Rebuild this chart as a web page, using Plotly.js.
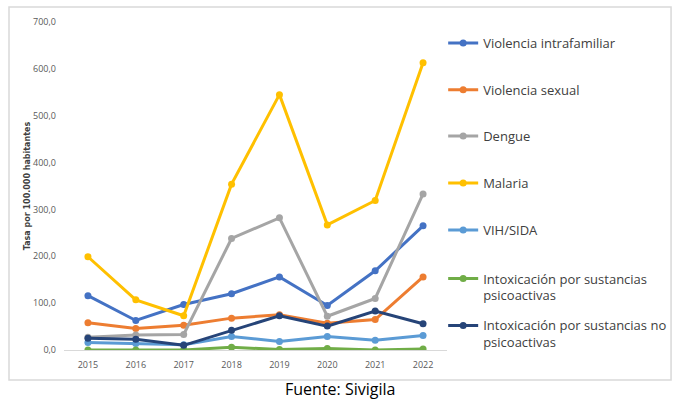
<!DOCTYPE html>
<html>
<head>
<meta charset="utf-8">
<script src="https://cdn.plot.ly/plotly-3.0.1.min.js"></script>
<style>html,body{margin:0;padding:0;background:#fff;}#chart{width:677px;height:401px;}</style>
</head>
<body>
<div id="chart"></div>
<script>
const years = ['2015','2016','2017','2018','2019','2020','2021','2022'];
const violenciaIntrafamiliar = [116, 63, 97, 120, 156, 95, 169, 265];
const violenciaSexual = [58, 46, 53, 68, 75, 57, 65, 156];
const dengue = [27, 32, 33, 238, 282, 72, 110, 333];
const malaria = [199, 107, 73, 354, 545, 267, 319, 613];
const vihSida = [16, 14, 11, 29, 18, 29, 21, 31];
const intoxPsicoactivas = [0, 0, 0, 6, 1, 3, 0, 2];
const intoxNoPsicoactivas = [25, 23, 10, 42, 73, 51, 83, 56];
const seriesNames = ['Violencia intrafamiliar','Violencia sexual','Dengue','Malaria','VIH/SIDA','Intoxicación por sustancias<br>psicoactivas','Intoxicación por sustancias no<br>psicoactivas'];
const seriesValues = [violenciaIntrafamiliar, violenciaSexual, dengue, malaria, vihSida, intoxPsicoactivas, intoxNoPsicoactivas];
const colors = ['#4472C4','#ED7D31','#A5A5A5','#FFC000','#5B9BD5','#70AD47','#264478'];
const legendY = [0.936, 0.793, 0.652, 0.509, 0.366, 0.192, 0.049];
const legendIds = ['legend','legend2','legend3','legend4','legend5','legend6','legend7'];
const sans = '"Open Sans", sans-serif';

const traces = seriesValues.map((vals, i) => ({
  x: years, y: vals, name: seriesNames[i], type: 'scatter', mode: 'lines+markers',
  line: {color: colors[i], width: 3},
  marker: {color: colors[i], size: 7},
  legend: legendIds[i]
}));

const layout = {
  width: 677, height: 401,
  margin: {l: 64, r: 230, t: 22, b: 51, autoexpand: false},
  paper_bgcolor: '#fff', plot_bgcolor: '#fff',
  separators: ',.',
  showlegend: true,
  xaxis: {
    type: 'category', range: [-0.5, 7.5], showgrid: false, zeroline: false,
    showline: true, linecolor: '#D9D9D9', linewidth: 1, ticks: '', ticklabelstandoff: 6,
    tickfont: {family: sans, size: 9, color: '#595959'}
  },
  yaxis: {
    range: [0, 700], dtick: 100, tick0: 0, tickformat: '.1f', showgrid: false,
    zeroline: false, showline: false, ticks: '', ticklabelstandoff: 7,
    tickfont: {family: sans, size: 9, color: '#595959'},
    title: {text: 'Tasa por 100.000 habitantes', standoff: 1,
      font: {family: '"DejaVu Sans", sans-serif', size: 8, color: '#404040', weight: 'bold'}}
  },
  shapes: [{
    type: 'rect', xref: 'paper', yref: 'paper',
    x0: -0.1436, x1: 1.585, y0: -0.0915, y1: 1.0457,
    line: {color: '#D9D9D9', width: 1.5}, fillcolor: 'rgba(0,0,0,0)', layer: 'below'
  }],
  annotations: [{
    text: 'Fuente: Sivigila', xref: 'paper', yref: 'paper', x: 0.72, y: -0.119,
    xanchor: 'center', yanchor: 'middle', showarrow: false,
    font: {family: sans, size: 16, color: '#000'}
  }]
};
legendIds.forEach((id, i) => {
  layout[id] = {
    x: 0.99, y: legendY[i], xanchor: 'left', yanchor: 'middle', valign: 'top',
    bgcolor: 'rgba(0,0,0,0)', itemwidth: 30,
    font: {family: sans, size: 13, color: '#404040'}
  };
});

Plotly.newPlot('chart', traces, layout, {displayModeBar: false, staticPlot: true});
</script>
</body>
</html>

#### Work to do
Copy out every line of the material above exactly, skipping the pictures.

#### Final answer
Rebuild this chart as a web page, using Plotly.js.
<!DOCTYPE html>
<html>
<head>
<meta charset="utf-8">
<script src="https://cdn.plot.ly/plotly-3.0.1.min.js"></script>
<style>html,body{margin:0;padding:0;background:#fff;}#chart{width:677px;height:401px;}</style>
</head>
<body>
<div id="chart"></div>
<script>
const years = ['2015','2016','2017','2018','2019','2020','2021','2022'];
const violenciaIntrafamiliar = [116, 63, 97, 120, 156, 95, 169, 265];
const violenciaSexual = [58, 46, 53, 68, 75, 57, 65, 156];
const dengue = [27, 32, 33, 238, 282, 72, 110, 333];
const malaria = [199, 107, 73, 354, 545, 267, 319, 613];
const vihSida = [16, 14, 11, 29, 18, 29, 21, 31];
const intoxPsicoactivas = [0, 0, 0, 6, 1, 3, 0, 2];
const intoxNoPsicoactivas = [25, 23, 10, 42, 73, 51, 83, 56];
const seriesNames = ['Violencia intrafamiliar','Violencia sexual','Dengue','Malaria','VIH/SIDA','Intoxicación por sustancias<br>psicoactivas','Intoxicación por sustancias no<br>psicoactivas'];
const seriesValues = [violenciaIntrafamiliar, violenciaSexual, dengue, malaria, vihSida, intoxPsicoactivas, intoxNoPsicoactivas];
const colors = ['#4472C4','#ED7D31','#A5A5A5','#FFC000','#5B9BD5','#70AD47','#264478'];
const legendY = [0.936, 0.793, 0.652, 0.509, 0.366, 0.192, 0.049];
const legendIds = ['legend','legend2','legend3','legend4','legend5','legend6','legend7'];
const sans = '"Open Sans", sans-serif';

const traces = seriesValues.map((vals, i) => ({
  x: years, y: vals, name: seriesNames[i], type: 'scatter', mode: 'lines+markers',
  line: {color: colors[i], width: 3},
  marker: {color: colors[i], size: 7},
  legend: legendIds[i]
}));

const layout = {
  width: 677, height: 401,
  margin: {l: 64, r: 230, t: 22, b: 51, autoexpand: false},
  paper_bgcolor: '#fff', plot_bgcolor: '#fff',
  separators: ',.',
  showlegend: true,
  xaxis: {
    type: 'category', range: [-0.5, 7.5], showgrid: false, zeroline: false,
    showline: true, linecolor: '#D9D9D9', linewidth: 1, ticks: '', ticklabelstandoff: 6,
    tickfont: {family: sans, size: 9, color: '#595959'}
  },
  yaxis: {
    range: [0, 700], dtick: 100, tick0: 0, tickformat: '.1f', showgrid: false,
    zeroline: false, showline: false, ticks: '', ticklabelstandoff: 7,
    tickfont: {family: sans, size: 9, color: '#595959'},
    title: {text: 'Tasa por 100.000 habitantes', standoff: 1,
      font: {family: '"DejaVu Sans", sans-serif', size: 8, color: '#404040', weight: 'bold'}}
  },
  shapes: [{
    type: 'rect', xref: 'paper', yref: 'paper',
    x0: -0.1436, x1: 1.585, y0: -0.0915, y1: 1.0457,
    line: {color: '#D9D9D9', width: 1.5}, fillcolor: 'rgba(0,0,0,0)', layer: 'below'
  }],
  annotations: [{
    text: 'Fuente: Sivigila', xref: 'paper', yref: 'paper', x: 0.72, y: -0.119,
    xanchor: 'center', yanchor: 'middle', showarrow: false,
    font: {family: sans, size: 16, color: '#000'}
  }]
};
legendIds.forEach((id, i) => {
  layout[id] = {
    x: 0.99, y: legendY[i], xanchor: 'left', yanchor: 'middle', valign: 'top',
    bgcolor: 'rgba(0,0,0,0)', itemwidth: 30,
    font: {family: sans, size: 13, color: '#404040'}
  };
});

Plotly.newPlot('chart', traces, layout, {displayModeBar: false, staticPlot: true});
</script>
</body>
</html>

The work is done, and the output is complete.